How to do yoga

How to do yoga

The first thing to say in an article about yoga is that, if you are a beginner, do not do it at home by yourself. First join a class, pick up some of the basic techniques and postures and then replicate them at home if you want to.

Most yoga instructors caution that you should let the innumerable books and videos that are now available about doing yoga at home be learning supplements rather than a sole resource.

Everyone knows nowadays that yoga can be a rigorous workout. Not only does it help you lose weight and become fitter, people have claimed it clears their minds, helps them concentrate and, if you are into that kind of thing, regulates their 'chi' or life energy, making them more vitalised.

Yoga is also great if you're pregnant; it'll keep you limber, and the deep breathing exercises will not only help during labour, but will also come in handy when you need to stay calm and not panic during the stress-ridden first six months of your baby's life.

The most popular kind of yoga today is Hatha Yoga, a broad category of yoga that uses physical postures -- this includes most kinds of yoga practised at the yoga centres and gyms that have sprung up all over the country.

Asanas, which are taught in Hatha Yoga, are only one 'limb' or part of yoga; the other seven are Yamas (restraints), Niyamas (observances), Pranayama (breathing), Pratyahara (withdrawal of senses), Dharana (concentration), Dhyana (meditation), and Samadhi.

By exploring the first seven parts of yoga, teachers say our attitude to the outside world changes, becomes more compassionate and more focussed, until soon we start to focus inwards until we reach Samadhi (enlightenment).

Spirituality aside, yoga is also a great way to get back into shape. You don't have to be of a particular age group, at a specific athletic level, or even very flexible to do yoga.

Flexibility will come with practice. You can choose to attend a yoga class according to the fitness level you are at (although, even if you are very fit, you should still start off with a beginners' level class to learn the basic postures).
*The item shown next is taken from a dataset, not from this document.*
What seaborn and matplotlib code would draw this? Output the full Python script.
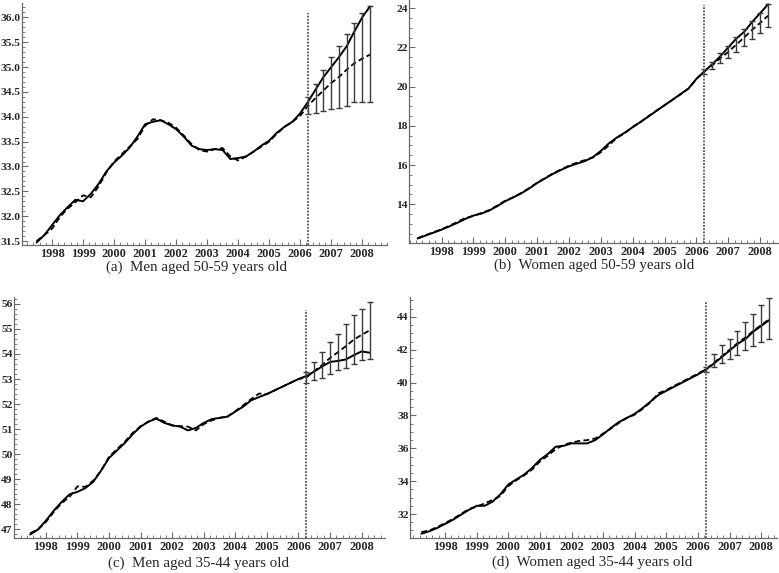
import numpy as np
import pandas as pd
import matplotlib
matplotlib.use("Agg")
import matplotlib.pyplot as plt
from matplotlib.ticker import MultipleLocator, FormatStrFormatter
import seaborn as sns

sns.set_style("ticks")
plt.rcParams['font.family'] = ['Liberation Serif', 'DejaVu Serif']

# ---------------- data ----------------
# quarterly time axis (decimal years)
t_long = np.round(1997.25 + 0.25 * np.arange(45), 3)   # 1997.25 .. 2008.25
t_short = t_long[1:]                                  # 1997.50 .. 2008.25
t_fc = t_long[-9:]                                    # forecast quarters
t_split = 2006.25

# (a) Men aged 50-59
a_solid = [31.47, 31.62, 31.82, 32.02, 32.18, 32.33, 32.30, 32.45, 32.65, 32.90,
           33.08, 33.22, 33.38, 33.60, 33.85, 33.90, 33.93, 33.85, 33.75, 33.60,
           33.42, 33.35, 33.33, 33.35, 33.33, 33.15, 33.17, 33.20, 33.30, 33.42,
           33.52, 33.68, 33.80, 33.90, 34.07, 34.30, 34.55, 34.80, 35.00, 35.20,
           35.42, 35.72, 36.00, 36.22]
a_dash = [31.50, 31.62, 31.75, 31.98, 32.15, 32.28, 32.42, 32.38, 32.60, 32.88,
          33.10, 33.25, 33.40, 33.55, 33.82, 33.95, 33.93, 33.88, 33.78, 33.62,
          33.45, 33.33, 33.30, 33.35, 33.37, 33.20, 33.12, 33.20, 33.30, 33.40,
          33.50, 33.66, 33.80, 33.90, 34.02, 34.22, 34.38, 34.53, 34.68, 34.80,
          34.95, 35.08, 35.17, 35.25]
a_lo = [34.05, 34.07, 34.12, 34.16, 34.18, 34.22, 34.30, 34.30, 34.30]
a_hi = [34.39, 34.66, 34.95, 35.20, 35.43, 35.67, 35.89, 36.08, 36.23]

# (b) Women aged 50-59
b_solid = [12.25, 12.40, 12.55, 12.70, 12.87, 13.05, 13.25, 13.42, 13.52, 13.68,
           13.90, 14.15, 14.35, 14.55, 14.80, 15.08, 15.32, 15.55, 15.75, 15.93,
           16.07, 16.20, 16.40, 16.72, 17.10, 17.40, 17.65, 17.93, 18.20, 18.48,
           18.77, 19.05, 19.33, 19.62, 19.90, 20.40, 20.78, 21.15, 21.55, 22.00,
           22.45, 22.80, 23.30, 23.75, 24.20]
b_dash = [12.27, 12.42, 12.57, 12.72, 12.90, 13.10, 13.30, 13.40, 13.55, 13.70,
          13.93, 14.18, 14.35, 14.57, 14.82, 15.10, 15.33, 15.58, 15.77, 15.97,
          16.12, 16.25, 16.38, 16.65, 17.00, 17.38, 17.62, 17.95, 18.20, 18.50,
          18.78, 19.05, 19.33, 19.60, 19.90, 20.38, 20.78, 21.09, 21.45, 21.77,
          22.14, 22.51, 22.90, 23.25, 23.62]
b_lo = [20.65, 20.90, 21.19, 21.45, 21.76, 22.08, 22.42, 22.72, 23.03]
b_hi = [20.90, 21.28, 21.70, 22.09, 22.52, 22.94, 23.37, 23.78, 24.22]

# (c) Men aged 35-44
c_solid = [46.80, 47.00, 47.35, 47.75, 48.10, 48.40, 48.50, 48.65, 48.90, 49.35,
           49.85, 50.15, 50.45, 50.80, 51.10, 51.30, 51.42, 51.25, 51.15, 51.10,
           50.95, 51.05, 51.25, 51.40, 51.45, 51.50, 51.70, 51.90, 52.15, 52.28,
           52.40, 52.55, 52.70, 52.85, 53.00, 53.12, 53.30, 53.50, 53.68, 53.72,
           53.78, 53.95, 54.10, 54.05]
c_dash = [46.85, 47.00, 47.30, 47.70, 48.05, 48.30, 48.72, 48.70, 48.95, 49.35,
          49.90, 50.20, 50.50, 50.85, 51.12, 51.30, 51.45, 51.30, 51.15, 51.12,
          51.10, 50.95, 51.20, 51.35, 51.45, 51.50, 51.72, 51.95, 52.20, 52.42,
          52.40, 52.55, 52.70, 52.85, 53.00, 53.06, 53.32, 53.56, 53.84, 54.07,
          54.31, 54.57, 54.76, 54.94]
c_lo = [52.84, 52.95, 53.05, 53.21, 53.34, 53.44, 53.60, 53.74, 53.81]
c_hi = [53.28, 53.68, 54.07, 54.47, 54.80, 55.18, 55.54, 55.78, 56.07]

# (d) Women aged 35-44
d_solid = [30.80, 30.95, 31.15, 31.40, 31.65, 31.95, 32.25, 32.50, 32.50, 32.75,
           33.20, 33.80, 34.10, 34.40, 34.80, 35.30, 35.65, 36.10, 36.15, 36.30,
           36.30, 36.30, 36.50, 36.85, 37.25, 37.60, 37.85, 38.10, 38.45, 38.85,
           39.25, 39.50, 39.75, 40.00, 40.25, 40.50, 40.80, 41.15, 41.55, 41.95,
           42.35, 42.65, 43.10, 43.45, 43.80]
d_dash = [30.90, 31.00, 31.20, 31.45, 31.70, 32.00, 32.30, 32.45, 32.65, 32.85,
          33.10, 33.70, 34.05, 34.35, 34.70, 35.20, 35.55, 35.95, 36.20, 36.35,
          36.45, 36.50, 36.60, 36.90, 37.20, 37.55, 37.85, 38.05, 38.40, 38.80,
          39.35, 39.55, 39.80, 40.05, 40.30, 40.55, 40.80, 41.20, 41.60, 42.00,
          42.40, 42.75, 43.15, 43.50, 43.85]
d_lo = [40.66, 40.92, 41.17, 41.43, 41.67, 41.98, 42.22, 42.48, 42.68]
d_hi = [40.96, 41.77, 42.28, 42.68, 43.15, 43.70, 44.20, 44.71, 45.17]

year_ticks = list(range(1998, 2009))
captions = ["(a)  Men aged 50-59 years old", "(b)  Women aged 50-59 years old",
            "(c)  Men aged 35-44 years old", "(d)  Women aged 35-44 years old"]

# ---------------- layout ----------------
W, H = 779, 573
fig = plt.figure(figsize=(W / 100, H / 100), dpi=100)

def add_ax(l, r, t, b):
    return fig.add_axes([l / W, 1 - b / H, (r - l) / W, (b - t) / H])

panels = [
    dict(box=(22, 387, 3, 245), t=t_short, s=a_solid, d=a_dash, lo=a_lo, hi=a_hi,
         xlim=(1997.03, 2008.8), ylim=(31.42, 36.29), vtop=36.09,
         ymaj=0.5, ymin=0.1, fmt='%.1f', cpos=(196, 267)),
    dict(box=(409, 778, 0, 243), t=t_long, s=b_solid, d=b_dash, lo=b_lo, hi=b_hi,
         xlim=(1996.98, 2008.56), ylim=(12.02, 24.42), vtop=24.17,
         ymaj=2, ymin=0.5, fmt='%d', cpos=(594, 265)),
    dict(box=(14, 385, 297, 538), t=t_short, s=c_solid, d=c_dash, lo=c_lo, hi=c_hi,
         xlim=(1996.99, 2008.74), ylim=(46.66, 56.27), vtop=55.77,
         ymaj=1, ymin=0.2, fmt='%d', cpos=(198, 563)),
    dict(box=(410, 777, 297, 538), t=t_long, s=d_solid, d=d_dash, lo=d_lo, hi=d_hi,
         xlim=(1996.89, 2008.5), ylim=(30.54, 45.21), vtop=44.89,
         ymaj=2, ymin=0.5, fmt='%d', cpos=(592, 562)),
]

axis_col = '#6a6a6a'
for p, caption in zip(panels, captions):
    ax = add_ax(*p['box'])
    sns.lineplot(x=p['t'], y=p['s'], ax=ax, color='black', linewidth=1.4)
    sns.lineplot(x=p['t'], y=p['d'], ax=ax, color='black', linewidth=1.3,
                 linestyle=(0, (3.2, 1.8)))
    lo = np.array(p['lo']); hi = np.array(p['hi'])
    mid = (lo + hi) / 2
    ax.errorbar(t_fc, mid, yerr=[mid - lo, hi - mid], fmt='none',
                ecolor='#3a3a3a', elinewidth=1.0, capsize=2.4, capthick=1.0)
    ax.vlines(t_split, p['ylim'][0], p['vtop'], colors='#555555',
              linestyles=(0, (1, 0.8)), linewidth=1.3)
    ax.set_xlim(*p['xlim'])
    ax.set_ylim(*p['ylim'])
    ax.set_xticks(year_ticks)
    ax.set_xticklabels([str(y) for y in year_ticks])
    ax.xaxis.set_minor_locator(MultipleLocator(0.2))
    ax.yaxis.set_major_locator(MultipleLocator(p['ymaj']))
    ax.yaxis.set_minor_locator(MultipleLocator(p['ymin']))
    ax.yaxis.set_major_formatter(FormatStrFormatter(p['fmt']))
    sns.despine(ax=ax)
    for side in ('left', 'bottom'):
        ax.spines[side].set_color(axis_col)
        ax.spines[side].set_linewidth(0.9)
    ax.tick_params(which='major', direction='in', length=4, width=0.8,
                   color=axis_col)
    ax.tick_params(axis='x', which='major', labelsize=8.8, pad=2)
    ax.tick_params(axis='y', which='major', labelsize=8.2, pad=1)
    ax.tick_params(which='minor', direction='in', length=2, width=0.6,
                   color=axis_col)
    for lab in ax.get_xticklabels() + ax.get_yticklabels():
        lab.set_fontweight('bold')
    ax.set_xlabel('')
    ax.set_ylabel('')
    ax.patch.set_alpha(0)
    cx, cy = p['cpos']
    fig.text(cx / W, 1 - cy / H, caption, ha='center', va='center',
             fontsize=10.8)

fig.savefig('out.png', dpi=100)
Nischint (Nishi) Singh started doing yoga 18 years ago, after she was in a car accident. "I started doing yoga to regain my strength," she says, "Especially in my spine, since I was paralysed after the crash." Singh now teaches seven classes in New Delhi, "a mix," she says, "of toning and strengthening. My toning classes are a mix of Pilates and Callisthenics as well as yoga, but when it comes to strengthening, I stick with Iyengar yoga."

Iyengar yoga, named for yogi B K S Iyengar, emphasises body alignment, and holding set postures rather than flowing from one into another, as with most other types of yoga. It is a kind of Hatha Yoga, and uses props like blankets, blocks, pillows and chairs.

"One key asana I use is the Naukasan," says Singh. "This is where you have to lift up your arms, and your legs, and rest on your stomach." This asana, if done wrong, far from aligning your spine, could cause injury, which is why Singh stresses you shouldn't try it at home by yourself.

Singh also places a lot of emphasis on Pranayama, the technique of breathing. For instance, Suryabheda, in which you breathe through your right nostril and exhale through your left, energises you by activating, as Singh tells us, your chi and keeps it flowing. Kapalbhati is another breathing exercise Singh uses, that some say can help combat such ills as diabetes and asthma.

Other kinds of yoga are Ashtanga Yoga, a kind of 'power yoga' that consists of a series of asanas and can be quite physically demanding. Kundalini Yoga uses breathing techniques in conjunction with postures, and a more recent kind of yoga is Bikram Yoga, created by Bikram Choudhary, which is practiced in a hot room, based on the theory that heat can loosen muscles and cleanse through sweating.

If you are a beginner to yoga, you may want to start with a basic Hatha Yoga class, but of course as long as the instructor is experienced and willing to work with you, you can pick a beginners' class in any type of yoga -- just make sure that you have the positions down well before you attempt to do them at home.

Whether you're looking for a spiritual awakening or just want to feel good after a workout, whether you've got hours to spare every day or only 20 minutes in the morning (morning is the best time to do it anyway, since you should only do yoga on a relatively empty stomach for obvious reasons), give yoga a shot -- these deceptively simple postures could change your life in ways you won't expect.